Mientras los hermanos Juan y Alonso seguían con sus disputas familiares (las normales, cuando hay dinero por medio); disputas que llegaron hasta la muerte de Juan; el pueblo de Santiago de la Torre parecía ajeno a todo y vivía la segunda mitad del siglo XV como un revival. Los viejos siempre recuerdan un pasado mejor, pero en el caso de Santiago, no parecían equivocarse, pues había conocido un lugar habitado por cien vecinos, es decir unas cuatrocientas almas, un pueblo feliz con sus fiestas y sus músicos y, sobre todo, un pueblo de pastores. De Santiago, será la familia, luego sanclementina, de los Herreros, que decían ser descendientes de los conquistadores de Madrid (algo, de esa u otra ciudad, a lo que todos podremos aspirar si rascamos en nuestros ancestros) o tal decían doscientos años después, ahora, a finales del siglo XV, se dedicaban a hacer dinero: criando ganado y predicando su odio a los Pacheco o a cualquiera de sus aliados. Era un caso notorio, pues los santiagueros no disponían de tantas cabezas de ganado, aunque fue la posesión de ovejas y cabras la causa de su decadencia como pueblo y su reducción a menos de treinta casas hacia 1520.
En esa decadencia, parte de culpa, bastante diríamos, tuvieron los provencianos y los sanclementinos, que, aunque de amigos tenían poco, por no decir nada, sí participaron de una idea común: intentar hacerse ricos, o al menos salir de la miseria, plantando viñas. Fue un movimiento roturador frenético; largas lenguas de hileras de viñedo salieron de ambos pueblos para confluir. Su resultado fue que acabaron con los pastos de las ovejas de Santiago de la Torre y, mucho peor, desecaron los lavajos y arroyos. Las aguas corrientes devinieron en estancadas y, de ahí, en foco de enfermedades que diezmaron las ovejas y la población de Santiago de la Torre. Los más arriesgados, o necesitados, abandonaron el pueblo, se convirtieron en agricultores y emigraron a Las Pedroñeras en cuyo auge no es ajena la migración santiaguera.

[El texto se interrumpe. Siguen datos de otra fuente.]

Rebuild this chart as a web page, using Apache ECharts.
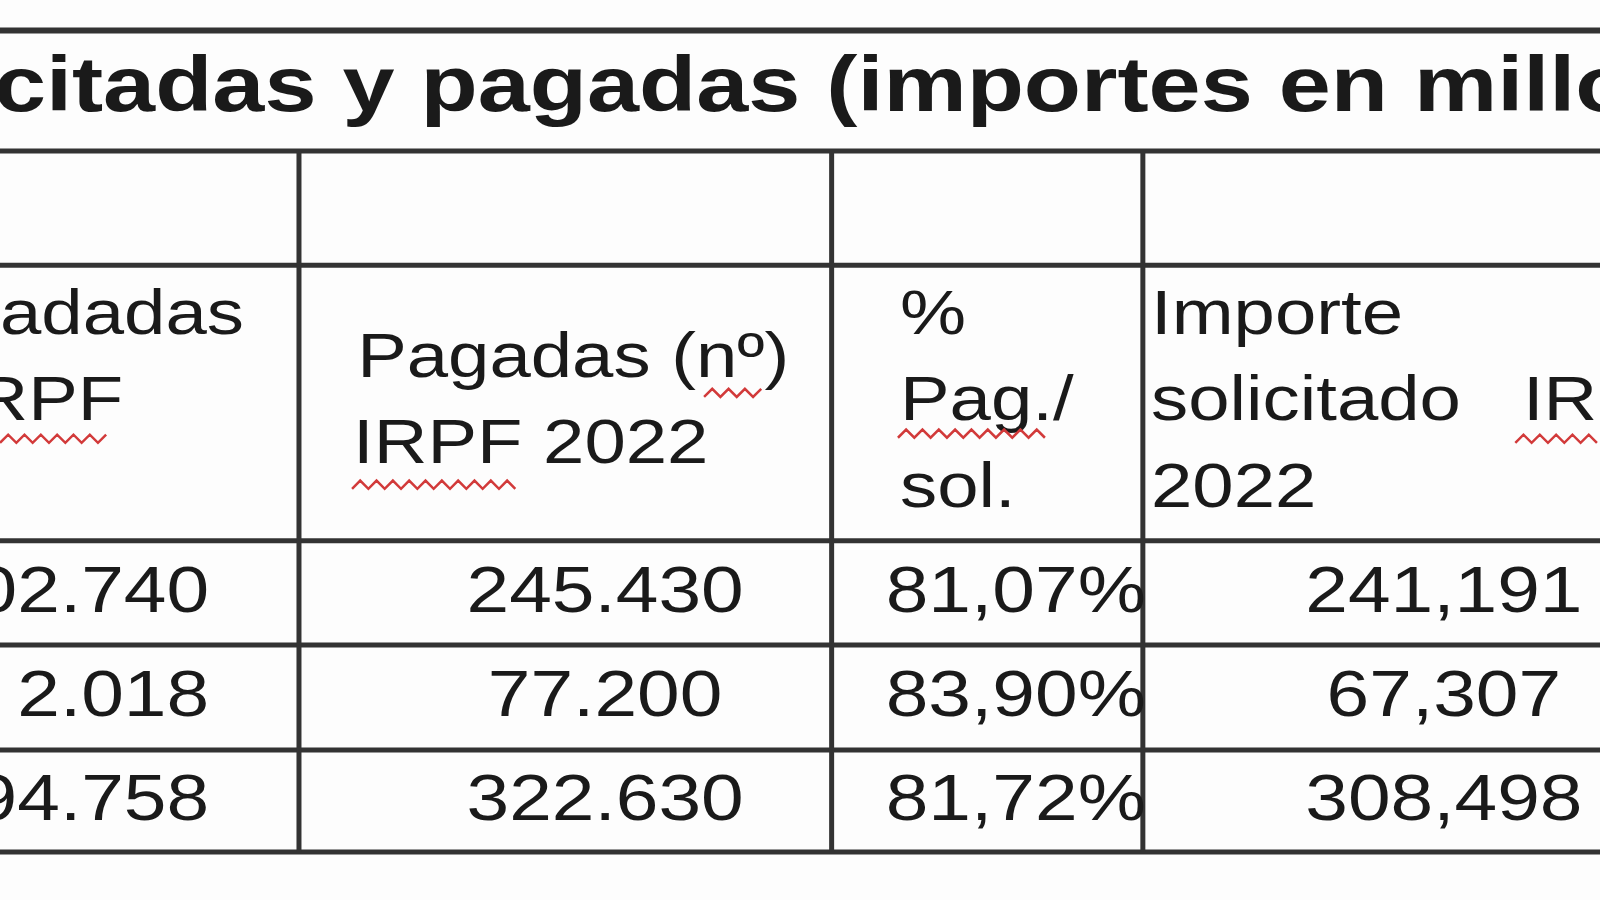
<!DOCTYPE html>
<html><head><meta charset="utf-8">
<script src="https://cdn.jsdelivr.net/npm/echarts@6/dist/echarts.min.js"></script>
<style>html,body{margin:0;padding:0;background:#fff}#main{width:1600px;height:900px}</style>
</head><body><div id="main"></div>
<script>
var title = 'citadas y pagadas (importes en millones de euros)';
var headers = [
  ['adadas', 'RPF'],
  ['Pagadas (nº)', 'IRPF 2022'],
  ['%', 'Pag./', 'sol.'],
  ['Importe', 'solicitado   IRPF', '2022']
];
var col0 = ['02.740', '2.018', '94.758'];
var col1 = ['245.430', '77.200', '322.630'];
var col2 = ['81,07%', '83,90%', '81,72%'];
var col3 = ['241,191', '67,307', '308,498'];

var K = 1600 / 1568;
var hLines = [30, 148, 260, 530, 632, 735, 835];
var vLines = [293, 815, 1120];
var rowMid = [582, 684, 786];
var font = '"Liberation Sans", Arial, sans-serif';

var myChart = echarts.init(document.getElementById('main'));
var els = [];
function txt(x, y, s, align, size, weight, sx) {
  els.push({type: 'text', x: x * K, y: y * K, scaleX: sx || 1.18, style: {text: s, fill: '#1a1a1a',
    font: (weight || 'normal') + ' ' + Math.round(size * K) + 'px ' + font,
    textAlign: align || 'left', textVerticalAlign: 'middle'}});
}
function wavy(x0, x1, y) {
  var pts = [], i = 0;
  for (var x = x0; x <= x1; x += 8) { pts.push([x * K, (y + (i % 2 ? -4 : 4)) * K]); i++; }
  els.push({type: 'polyline', shape: {points: pts}, style: {stroke: '#d23a3a', lineWidth: 2.5, fill: null}});
}
hLines.forEach(function (y, i) {
  els.push({type: 'line', shape: {x1: 0, y1: y * K, x2: 1600, y2: y * K},
    style: {stroke: '#333', lineWidth: i === 0 ? 6 : 5}});
});
vLines.forEach(function (x) {
  els.push({type: 'line', shape: {x1: x * K, y1: 148 * K, x2: x * K, y2: 835 * K}, style: {stroke: '#333', lineWidth: 5}});
});
txt(-6, 88, title, 'left', 76, 'bold', 1.2);
// header texts
txt(0, 310, headers[0][0], 'left', 62); txt(-25, 395, headers[0][1], 'left', 62);
txt(350, 352, headers[1][0], 'left', 62); txt(346, 437, headers[1][1], 'left', 62);
txt(882, 310, headers[2][0], 'left', 62); txt(882, 395, headers[2][1], 'left', 62); txt(882, 480, headers[2][2], 'left', 62);
txt(1128, 310, headers[3][0], 'left', 62); txt(1128, 395, headers[3][1], 'left', 62); txt(1128, 480, headers[3][2], 'left', 62);
wavy(0, 110, 430); wavy(690, 748, 385); wavy(345, 510, 475); wavy(880, 1030, 425); wavy(1485, 1568, 430);
// data cells
rowMid.forEach(function (y, i) {
  txt(205, y, col0[i], 'right', 64);
  txt(593, y, col1[i], 'center', 64);
  txt(868, y, col2[i], 'left', 64);
  txt(1415, y, col3[i], 'center', 64);
});
myChart.setOption({backgroundColor: '#fdfdfd', animation: false, graphic: {elements: els}});
</script></body></html>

Mientras sus vecinos se iban, su señor, Bernardino del Castillo Portocarrero, hijo de Juan y nieto de Pedro, competía con su amigo Alonso de Calatayud, por establecer un régimen de terror con sus vasallos. La fortaleza de Santiago era tan odiada como la de los Calatayud en El Provencio. Si la de los Calatayud sería arrasada por los provencianos en Las Comunidades, la de Santiago de la Torre se había librado treinta años antes de ser quemada por los mismos provencianos que hasta allí acudieron con sus carros llenos de paja. No parece que eso arredrara a don Bernardino con fama de colgar de las almenas a alguno de sus alcaides.